Mme Van Cauter s'est défendue en soutenant que l'accord conclu au sein de la majorité permettait non seulement une sortie de l'IVG du Code pénal mais constituait aussi une véritable dépénalisation pour les IVG pratiquées dans le cadre légal. Par rapport à sa propre proposition de loi, Mme Van Cauter a admis qu'il s'agissait d'un "consensus a minima" qui permettra quand même de sauver 17% des femmes les plus vulnérables confrontées à la nécessité d'un avortement tardif.
La proposition de loi de l'opposition laïque envisageait, outre la sortie du Code pénal, une amélioration des conditions de délai (48 heures de réflexion au lieu de 6 jours, 18 semaines de grossesse au lieu de 12 semaines), la suppression de l'obligation d'informer des possibilités d'adoption.

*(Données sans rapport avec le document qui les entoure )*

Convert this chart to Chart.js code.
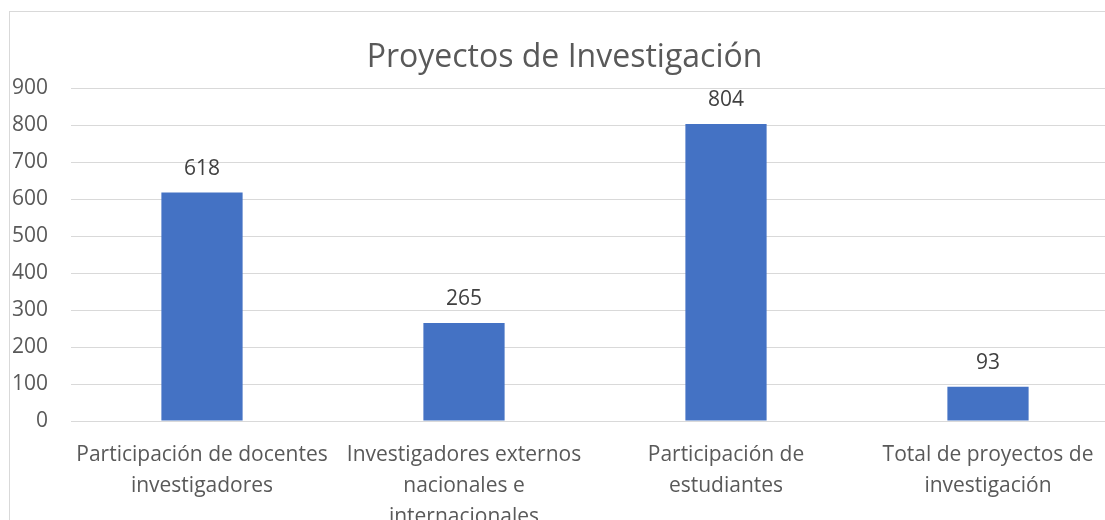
<!DOCTYPE html>
<html>
<head>
<meta charset="utf-8">
<script src="https://cdn.jsdelivr.net/npm/chart.js@4/dist/chart.umd.min.js"></script>
<style>
	html, body { margin: 0; padding: 0; background: #fff; overflow: hidden; width: 1105px; height: 520px; }
	#frame { position: absolute; left: 9px; top: 11px; width: 1110px; height: 520px; border: 1px solid #d9d9d9; background: #fff; }
	#frame canvas { display: block; }
</style>
</head>
<body>
<div id="frame"><canvas id="proyectos-chart" width="1110" height="508"></canvas></div>
<script>
	'use strict';

	var chartTitle = 'Proyectos de Investigación';
	var categories = [
		['Participación de docentes', 'investigadores'],
		['Investigadores externos', 'nacionales e', 'internacionales'],
		['Participación de', 'estudiantes'],
		['Total de proyectos de', 'investigación']
	];
	var values = [618, 265, 804, 93];
	var yTicks = [0, 100, 200, 300, 400, 500, 600, 700, 800, 900];

	var fontFamily = "'Open Sans', 'Noto Sans', sans-serif";

	// Value labels above each bar
	var barValueLabels = {
		id: 'barValueLabels',
		afterDatasetsDraw: function(chart) {
			var ctx = chart.ctx;
			var meta = chart.getDatasetMeta(0);
			ctx.save();
			ctx.fillStyle = '#404040';
			ctx.font = '21px ' + fontFamily;
			ctx.textAlign = 'center';
			ctx.textBaseline = 'middle';
			meta.data.forEach(function(bar, i) {
				ctx.fillText(String(values[i]), bar.x, bar.y - 24);
			});
			ctx.restore();
		}
	};

	new Chart(document.getElementById('proyectos-chart'), {
		type: 'bar',
		data: {
			labels: categories,
			datasets: [{
				label: chartTitle,
				data: values,
				backgroundColor: '#4472C4',
				borderWidth: 0,
				barPercentage: 0.31,
				categoryPercentage: 1
			}]
		},
		plugins: [barValueLabels],
		options: {
			responsive: false,
			animation: false,
			layout: {
				padding: { left: 0, right: 1, top: 0, bottom: 0 }
			},
			plugins: {
				legend: { display: false },
				tooltip: { enabled: false },
				title: {
					display: true,
					text: chartTitle,
					color: '#595959',
					font: { family: fontFamily, size: 32, weight: 'normal', lineHeight: 1.2 },
					padding: { top: 27, bottom: 11 }
				}
			},
			scales: {
				y: {
					min: 0,
					max: 900,
					afterBuildTicks: function(scale) {
						scale.ticks = yTicks.map(function(v) { return { value: v }; });
					},
					afterFit: function(scale) {
						scale.width = 61;
					},
					border: { display: false },
					grid: { color: '#d9d9d9', lineWidth: 1, drawTicks: false },
					ticks: {
						color: '#595959',
						padding: 23,
						font: { family: fontFamily, size: 21 }
					}
				},
				x: {
					afterFit: function(scale) {
						scale.height = 99;
					},
					border: { display: false },
					grid: { display: false, drawTicks: false },
					ticks: {
						color: '#595959',
						padding: 18,
						autoSkip: false,
						maxRotation: 0,
						font: { family: fontFamily, size: 21, lineHeight: 1.48 }
					}
				}
			}
		}
	});
</script>
</body>
</html>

Parmi ces conditions, la majorité se limite à supprimer l'obligation de constater l'état de détresse de la femme et la suppression de l'interdiction de la publicité pour des produits abortifs. Comme le prévoyait également l'opposition progressiste, elle sanctionne le médecin qui tente d'empêcher un avortement.
"Aujourd'hui, M. Clarinval va porter le nom d'une loi rétrograde. On ne peut que souhaiter que beaucoup de médecins enfreignent la loi pour protéger les droits de la femme contre une loi inique. On savait déjà qu'au MR, il n'y a avait plus beaucoup de libéraux, on commence à se demander s'il y a encore des libres-penseurs", a indiqué Olivier Maingain (DéFI).
"Le maintien de la sanction de la femme est un maintien de la culpabilisation, franchement là, vous ne pouvez pas dire que vous dépénalisez", a estimé Muriel Gerkens (Ecolo-Groen). "La sanction pour le médecin peut se comprendre mais pas dans les conditions infligées par le gouvernement: les médecins ne veulent pas, notamment, informer des conditions d'adoption", a-t-elle ajouté.
Au sein de la majorité, le CD&V a freiné la dépénalisation de l'IVG pendant deux ans. Aujourd'hui, la proposition de loi est le fruit d'un compromis qui assure "la protection de 'la vie qui n'est pas née' et les intérêts de la société", selon Els Van Hoof. Celle-ci a demandé une évaluation de la loi dans les cinq ans.
Elle a été rejointe pas la députée N-VA Valerie Van Peel qui a par ailleurs repris à son compte l'argument de la cheffe de groupe cdH Catherine Fonck, déplorant que les opposants à la dépénalisation soient qualifiés d'obscurantistes. Mme Fonck s'est jointe à la proposition de loi de la majorité, promettant une série d'amendements de clarification. Le débat est monté dans les tours quand elle a reproché au reste de l'opposition d'avoir voulu autoriser ce qu'elle a qualifié d'IVG "pour convenance personnelle".
M. Clarinval s'est défendu des "attaques portées" contre lui, indiquant à M. Maingain que sa proposition, comme celle des autres partis, sanctionnait également les médecins. Au PS, il a reproché de n'avoir pas proposé la dépénalisation de l'IVG depuis le vote de la dépénalisation partielle en 1990.